Certificate Vignette
Article from the New York Times New paper is set in Portland, Ore. Semi-Weekly Tabloid Issued by Strikers Will Become a Daily About Nov. 1 Special to The New York Times, Sep. 18, 1960 PORTLAND, Ore. - A new daily newspaper will be published here beginning about Nov. 1, the officers of the Portland Reporter have announced. The Reporter, a tabloid published twice a week, was the product of the long strike against the two established Portland dailies, The Oregonian and The Oregon Journal. At present, four carloads of printing equipment are on sidings in Portland.

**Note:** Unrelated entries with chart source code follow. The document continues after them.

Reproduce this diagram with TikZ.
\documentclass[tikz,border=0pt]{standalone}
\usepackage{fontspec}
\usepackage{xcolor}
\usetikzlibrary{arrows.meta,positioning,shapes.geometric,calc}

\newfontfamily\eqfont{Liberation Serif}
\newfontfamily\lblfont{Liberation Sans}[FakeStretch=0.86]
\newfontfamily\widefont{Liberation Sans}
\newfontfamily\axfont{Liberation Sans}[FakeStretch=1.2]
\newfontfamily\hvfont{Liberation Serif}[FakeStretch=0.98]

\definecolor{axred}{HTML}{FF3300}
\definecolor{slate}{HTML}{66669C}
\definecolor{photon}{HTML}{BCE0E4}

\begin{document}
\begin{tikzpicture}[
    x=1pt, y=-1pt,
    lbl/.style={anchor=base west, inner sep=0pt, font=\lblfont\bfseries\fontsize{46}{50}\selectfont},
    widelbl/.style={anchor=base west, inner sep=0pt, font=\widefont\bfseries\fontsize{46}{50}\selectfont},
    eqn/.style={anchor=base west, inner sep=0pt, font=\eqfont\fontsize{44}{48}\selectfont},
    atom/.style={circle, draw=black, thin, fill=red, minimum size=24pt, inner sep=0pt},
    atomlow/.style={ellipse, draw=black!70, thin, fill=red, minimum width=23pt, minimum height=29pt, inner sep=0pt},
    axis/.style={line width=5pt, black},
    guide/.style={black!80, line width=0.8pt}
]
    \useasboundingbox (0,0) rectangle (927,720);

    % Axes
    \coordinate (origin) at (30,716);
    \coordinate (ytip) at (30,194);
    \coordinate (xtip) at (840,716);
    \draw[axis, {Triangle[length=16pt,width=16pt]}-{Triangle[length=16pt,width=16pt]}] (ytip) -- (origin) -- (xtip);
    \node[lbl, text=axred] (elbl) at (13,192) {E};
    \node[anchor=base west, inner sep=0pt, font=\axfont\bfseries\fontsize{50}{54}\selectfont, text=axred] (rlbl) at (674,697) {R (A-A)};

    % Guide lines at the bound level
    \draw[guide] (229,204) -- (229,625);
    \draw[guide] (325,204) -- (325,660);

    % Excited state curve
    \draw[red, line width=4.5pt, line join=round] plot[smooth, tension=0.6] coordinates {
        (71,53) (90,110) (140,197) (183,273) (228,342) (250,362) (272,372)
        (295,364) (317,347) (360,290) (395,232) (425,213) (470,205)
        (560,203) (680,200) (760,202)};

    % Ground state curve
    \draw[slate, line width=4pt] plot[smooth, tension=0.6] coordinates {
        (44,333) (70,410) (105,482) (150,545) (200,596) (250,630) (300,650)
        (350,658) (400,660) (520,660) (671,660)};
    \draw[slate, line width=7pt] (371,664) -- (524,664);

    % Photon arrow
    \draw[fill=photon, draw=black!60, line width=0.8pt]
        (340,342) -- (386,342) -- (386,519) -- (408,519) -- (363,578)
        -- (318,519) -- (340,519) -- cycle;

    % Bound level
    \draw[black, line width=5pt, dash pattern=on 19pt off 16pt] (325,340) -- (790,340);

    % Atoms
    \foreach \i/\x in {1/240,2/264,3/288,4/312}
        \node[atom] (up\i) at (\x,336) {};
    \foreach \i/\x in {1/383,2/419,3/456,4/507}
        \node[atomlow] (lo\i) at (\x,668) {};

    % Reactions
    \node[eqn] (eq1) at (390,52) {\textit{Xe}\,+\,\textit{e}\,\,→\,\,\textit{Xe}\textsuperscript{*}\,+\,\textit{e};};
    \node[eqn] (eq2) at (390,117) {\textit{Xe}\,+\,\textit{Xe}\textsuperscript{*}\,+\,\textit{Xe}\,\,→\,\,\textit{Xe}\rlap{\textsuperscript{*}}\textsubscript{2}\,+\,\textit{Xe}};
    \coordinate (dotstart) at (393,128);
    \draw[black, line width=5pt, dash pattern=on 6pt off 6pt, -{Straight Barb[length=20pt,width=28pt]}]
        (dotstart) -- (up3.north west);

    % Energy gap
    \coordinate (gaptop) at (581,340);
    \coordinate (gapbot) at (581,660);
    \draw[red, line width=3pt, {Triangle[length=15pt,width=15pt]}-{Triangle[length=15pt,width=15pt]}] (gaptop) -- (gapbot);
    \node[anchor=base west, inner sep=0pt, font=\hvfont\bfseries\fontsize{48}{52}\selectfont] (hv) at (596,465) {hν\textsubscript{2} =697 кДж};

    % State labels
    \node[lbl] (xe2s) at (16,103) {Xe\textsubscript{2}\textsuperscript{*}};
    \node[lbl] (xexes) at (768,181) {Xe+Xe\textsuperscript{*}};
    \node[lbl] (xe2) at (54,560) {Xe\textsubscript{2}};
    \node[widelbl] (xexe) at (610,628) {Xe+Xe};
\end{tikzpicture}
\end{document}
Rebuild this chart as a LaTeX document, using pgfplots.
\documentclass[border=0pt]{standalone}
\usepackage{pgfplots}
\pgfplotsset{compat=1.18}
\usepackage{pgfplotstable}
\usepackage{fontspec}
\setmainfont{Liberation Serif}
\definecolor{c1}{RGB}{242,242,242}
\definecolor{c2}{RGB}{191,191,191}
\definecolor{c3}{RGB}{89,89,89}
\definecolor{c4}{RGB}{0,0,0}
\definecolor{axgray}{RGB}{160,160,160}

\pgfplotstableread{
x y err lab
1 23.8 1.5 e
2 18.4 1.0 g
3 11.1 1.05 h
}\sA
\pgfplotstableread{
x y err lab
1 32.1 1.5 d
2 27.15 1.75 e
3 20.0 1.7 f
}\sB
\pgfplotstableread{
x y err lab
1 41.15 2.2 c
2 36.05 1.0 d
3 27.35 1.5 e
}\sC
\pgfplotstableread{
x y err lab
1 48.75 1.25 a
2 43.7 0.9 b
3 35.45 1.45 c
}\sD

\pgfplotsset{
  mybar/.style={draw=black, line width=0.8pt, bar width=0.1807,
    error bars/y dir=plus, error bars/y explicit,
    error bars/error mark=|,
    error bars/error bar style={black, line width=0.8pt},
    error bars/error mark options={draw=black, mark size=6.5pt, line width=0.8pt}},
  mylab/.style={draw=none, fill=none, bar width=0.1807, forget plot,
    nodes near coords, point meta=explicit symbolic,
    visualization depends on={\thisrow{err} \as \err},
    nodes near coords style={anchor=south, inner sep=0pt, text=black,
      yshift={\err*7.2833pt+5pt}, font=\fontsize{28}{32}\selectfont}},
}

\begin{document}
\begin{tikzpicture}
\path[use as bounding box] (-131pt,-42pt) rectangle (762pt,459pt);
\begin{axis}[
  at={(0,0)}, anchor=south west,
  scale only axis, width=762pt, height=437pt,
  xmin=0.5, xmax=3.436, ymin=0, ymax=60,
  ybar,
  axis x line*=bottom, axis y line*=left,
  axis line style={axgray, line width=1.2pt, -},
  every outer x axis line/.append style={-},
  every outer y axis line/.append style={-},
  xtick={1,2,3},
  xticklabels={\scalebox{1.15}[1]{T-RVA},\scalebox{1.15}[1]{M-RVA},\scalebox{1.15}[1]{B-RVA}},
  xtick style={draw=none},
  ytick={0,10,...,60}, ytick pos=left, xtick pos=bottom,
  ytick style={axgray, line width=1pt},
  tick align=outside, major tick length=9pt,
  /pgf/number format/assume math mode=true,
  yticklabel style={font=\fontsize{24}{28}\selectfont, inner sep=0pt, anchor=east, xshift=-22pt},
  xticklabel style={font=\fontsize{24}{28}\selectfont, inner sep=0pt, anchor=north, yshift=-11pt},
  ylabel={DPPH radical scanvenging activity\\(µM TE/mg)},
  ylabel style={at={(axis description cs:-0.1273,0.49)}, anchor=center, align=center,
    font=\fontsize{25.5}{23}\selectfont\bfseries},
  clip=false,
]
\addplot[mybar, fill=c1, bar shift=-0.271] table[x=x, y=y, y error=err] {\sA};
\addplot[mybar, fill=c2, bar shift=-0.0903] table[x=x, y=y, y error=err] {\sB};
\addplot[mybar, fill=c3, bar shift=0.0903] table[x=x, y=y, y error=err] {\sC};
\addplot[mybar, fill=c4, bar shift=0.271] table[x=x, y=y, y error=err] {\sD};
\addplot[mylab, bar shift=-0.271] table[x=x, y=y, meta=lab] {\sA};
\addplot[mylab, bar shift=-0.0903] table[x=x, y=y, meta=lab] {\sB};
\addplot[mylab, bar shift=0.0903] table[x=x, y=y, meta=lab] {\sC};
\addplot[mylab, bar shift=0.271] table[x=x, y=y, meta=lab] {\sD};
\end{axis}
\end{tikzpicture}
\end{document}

The preses, linotypes and other machinery were shipped here from Miami where they were used in a strike-paper venture backed by Unitype, Inc., the publishing branch of the International typographers Union. The machinery will be moved into an old building erected in 1017 as a stable for horses of the Wells Fargo Express Company. Unions outside the newspaper field bought the building, then leased it to the Portland Reporter for 3-1/2 per cent of the purchase and remodeling cost plus taxes. The I.T.U. printing machinery is being leased to The Reporter for $10 a year, plus taxes and insurance premiums, with the provision that workmen using it must be members of the Portland locals of the I.T.U. An application was filed a few days ago with the Securities and Exchange Commission for permission to issue 175,000 shares of $10 par value stock. The public offering would be 125,000 shares, the remainder would be divided among payments to the Portland I.T.U. local for services in installation, lease payments, and a block of 39,000 shares reserved for employee purchase. The Reporter appeared in mid-February as a weekly published by members of the unions who walked out of The Oregonian and Oregon Journal on Nov. 9, 1959. It was an answer to the continued publication of two papers with non-union labor. Now employs 250. From the eight-page weekly the tabloid has come to be a twice a week publication ranging from thirty-two to forty-eight pages. It prints advertising from most of the city's leading retail stores. Robert D. Webb, the publisher, now reports a circulation of 130,000. No firm figures are available on the circulation of The Oregonian and Oregon Journal since the strike's beginning. Union sources have asserted both papers have lost substantially from The Oregonian's 235,000 and the Journal's 190,000 pre-strike circulations.